On the way back the weather deteriorated and for several miles the cloud was right down and it was blowing a heavy drizzle. I very nearly turning around as there didn't seem much point in going all that way and not being able to enjoy anything in the way of a view. As I approached Castleisland the skies lightened and suddenly I emerged beyond the poor weather and it was mostly blue skies to the west. All doubts were gone and I continued on my way. I decided to park at the supermarket in Castlegregory and begin my cycle from there. My plan was to cycle back to Camp and from there take the mountain road that skirts under Caherconree, and follow this as it descends to the southern shore of the peninsula east of Inch. From there I would go as far as Dingle and then over the Connor Pass and back to my car. It was a beautiful warm sunny day when I set off at 11.40. A mostly flat road and a following wind made the first 9 kilometres lovely and easy. Once I turned off the main road towards Camp the hills arrived. Two phone calls arrived while I was heading up the hill, and while I was glad of the break, it is a bitch trying to start off on a steep slope. Once past the village, a lovely undulating few kilometres follow until you reach the serious climbing. It is very steep in places for short bursts before you climb up into open mountain scenery, where the mighty Caherconree looms above you. It is beautiful but the hill that most catches the eye is the terribly steep section of road that leads to the crest of the pass. It is not very long ( perhaps 200 metres) but with a gradient of over 20% I knew it was well beyond my abilities to pedal up it. I dismounted and actually struggled to walk up it in the bike shoes.

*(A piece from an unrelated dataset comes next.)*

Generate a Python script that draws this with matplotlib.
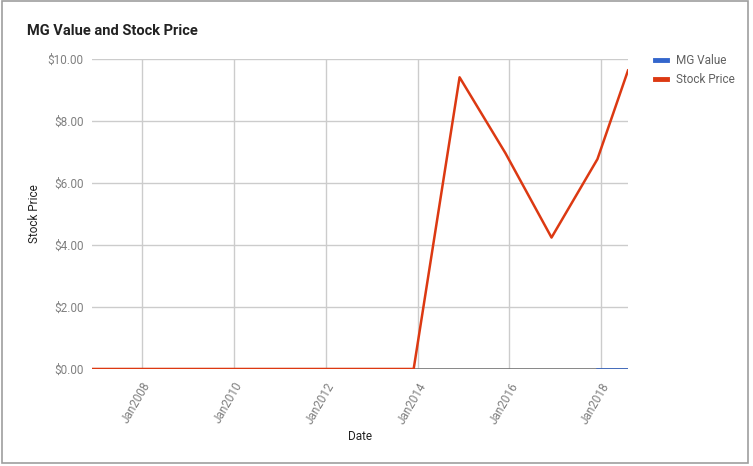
import matplotlib
matplotlib.use('Agg')
import matplotlib.pyplot as plt
import matplotlib.patches as patches
from matplotlib.ticker import FuncFormatter
from datetime import datetime

plt.rcParams['font.family'] = ['Roboto', 'DejaVu Sans']

# Data
price_dates = [datetime(y, 12, 1) for y in range(2006, 2018)] + [datetime(2018, 8, 1)]
stock_price = [0, 0, 0, 0, 0, 0, 0, 0, 9.41, 6.96, 4.24, 6.77, 9.63]
mg_dates = [datetime(2017, 12, 1), datetime(2018, 8, 1)]
mg_value = [0, 0]
tick_years = [2008, 2010, 2012, 2014, 2016, 2018]

fig = plt.figure(figsize=(7.53, 4.66), dpi=100)
ax = fig.add_axes([0.1222, 0.2082, 0.7118, 0.6652])

# Outer frame
fig.patches.append(patches.Rectangle((0.003, 0.007), 0.991, 0.99, transform=fig.transFigure,
                                     fill=False, ec='#9e9e9e', lw=1.2))

ax.plot(mg_dates, mg_value, color='#3366cc', lw=1.8, label='MG Value', zorder=3)
ax.plot(price_dates, stock_price, color='#dc3912', lw=1.8, label='Stock Price', zorder=4)
ax.axhline(0, color='#757575', lw=1.2, zorder=2)

ax.set_xlim(price_dates[0], price_dates[-1])
ax.set_ylim(0, 10)
ax.set_yticks([0, 2, 4, 6, 8, 10])
ax.yaxis.set_major_formatter(FuncFormatter(lambda v, p: '${:.2f}'.format(v)))
ax.set_xticks([datetime(y, 1, 1) for y in tick_years])
ax.set_xticklabels(['Jan%d' % y for y in tick_years], rotation=60, ha='right',
                   rotation_mode='anchor')

ax.grid(True, color='#cccccc', lw=1)
ax.set_axisbelow(True)
for s in ax.spines.values():
    s.set_visible(False)
ax.tick_params(length=0, labelsize=8.5, colors='#808080', pad=6)
ax.tick_params(axis='x', pad=8)

ax.set_xlabel('Date', fontsize=8.5, color='#222222')
ax.set_ylabel('Stock Price', fontsize=8.5, color='#222222')
ax.xaxis.set_label_coords(0.5, -0.197)
ax.yaxis.set_label_coords(-0.095, 0.5)

fig.text(0.036, 0.933, 'MG Value and Stock Price', fontsize=10.5, fontweight='bold',
         color='#222222', va='center')

leg = ax.legend(loc='upper left', bbox_to_anchor=(1.031, 1.05), frameon=False,
                fontsize=8.5, handlelength=1.0, handleheight=0.5, labelcolor='#616161')
for h in leg.get_lines():
    h.set_linewidth(3.5)

fig.savefig('out.png', dpi=100)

It would be hard to crowd the vast expanse of Inch Beach
A rest for a drink and a chance to soak up the views before I set off on the descent. The descent was fairly steep and the narrow road was quite rough, so I had to keep a tight rein on the speed which had my grip aching by the time I reached the Dingle road. It was something of a relief to reach level ground but my relief was short lived as I turned directly into the wind and of course there was now quite a bit of traffic. Still, I was in no hurry and I just pedaled in gear I could manage. The sand dunes at Inch were a long time getting near but eventually I reached the busy beach resort. The next 5 kilometres is without doubt one of the most lovely roads in the country. You gradually rise to  over 40 metres above the ocean and the views across the water to the mountains of the Iveragh Peninsula is a delight. Just before the road turned inland I was treated to the sight of Gannets diving for fish close to shore. Once I reached the Tralee Dingle road the next 6 kilometres is surprisingly hilly. It is fair to say that I wasn't in the best of form and things were all a bit of a struggle but the final stretch into Dingle offered some easier going. Next up was the Grade 2 climb over the Connor Pass. I didn't know whether I was looking forward to it or dreading it..most likely a bit of both.

Looking towards Brandon from the Connor Pass
Once I skirted the busy little town I reached the road for the pass. It isn't too steep with a fairly consistent gradient of around 6%. Normally I would be okay on a slope like this but today I was finding it increasingly hard. After a couple of kilometres the ground becomes wilder and the gradient increases by perhaps a percent. I had to put the bike into the lowest gear and even then I struggles to keep going. I would love to say that the next four kilometres were a lot of fun but I suffered. At long last I saw a sign for the final 500 metres and I knew I would make it. At the pass I dismounted and took a ten minute break before setting off on the long descent towards Castlegregory. Initially the road  is very narrow and twisting but after a kilometre the road widens and with a good surface I was able to made swift progress. It was all easy cycling as far as Castlegregory but I was still very relieved to dismount by the car. It was sunny and warm and I basked in a day well spent. The rigours of the day melted away as I later went for a swim in the nearby Maherees and after relaxing for a while I felt recovered. I drove to Cloghane and enjoyed an idyllic evening in the sun and just relaxed.

Towards Slievanea from the campsite

Mine was the smaller tent

If you are going for a dip there are worse places.
The cycle had covered  74 kilometres, climbed over 1100 metres and taken me almost 4 hours.

Friday July 17th;

The plan for today was to get a decent hike in on the Brandon hills. The forecast was for rain to arrive in the early afternoon so I had hoped that I would get to enjoy some of the mountains before it arrived. Well, the rain had arrived during the night and it brought a stiff wind with it. A big day on the mountains didn't hold much appeal this morning and I even contemplated returning home without doing any hiking at all. Some sense prevailed and I decided to do a quick up and down of Brandon itself. I drove up as far as the car park near the grotto and set off in the clag and rain. It is a straightforward trail and with nothing like a view to distract me I just plodded along. The steep section up above the paternoster lakes wasn't too bad but when I topped out onto the main ridge not far from the 952 metre summit, the wind carried large drops of rain that arrived horizontally and with speed and stung my face. It most certainly didn't feel like high summer. A quick up and back from the summit and I reentered the relative shelter of the descent to the lakes. Down and ever down and I was like a drenched rat by the time I got back to the car. My Rab Latoc jacket isn't proving very waterproof these days and I think I will have to get a new hard shell. That is for another time though. It took me 2 hours 50 mins to cover the 9 kilometres and 830 metres ascent. It was great to put on some dry clothes.
About as much as was to be seen all day.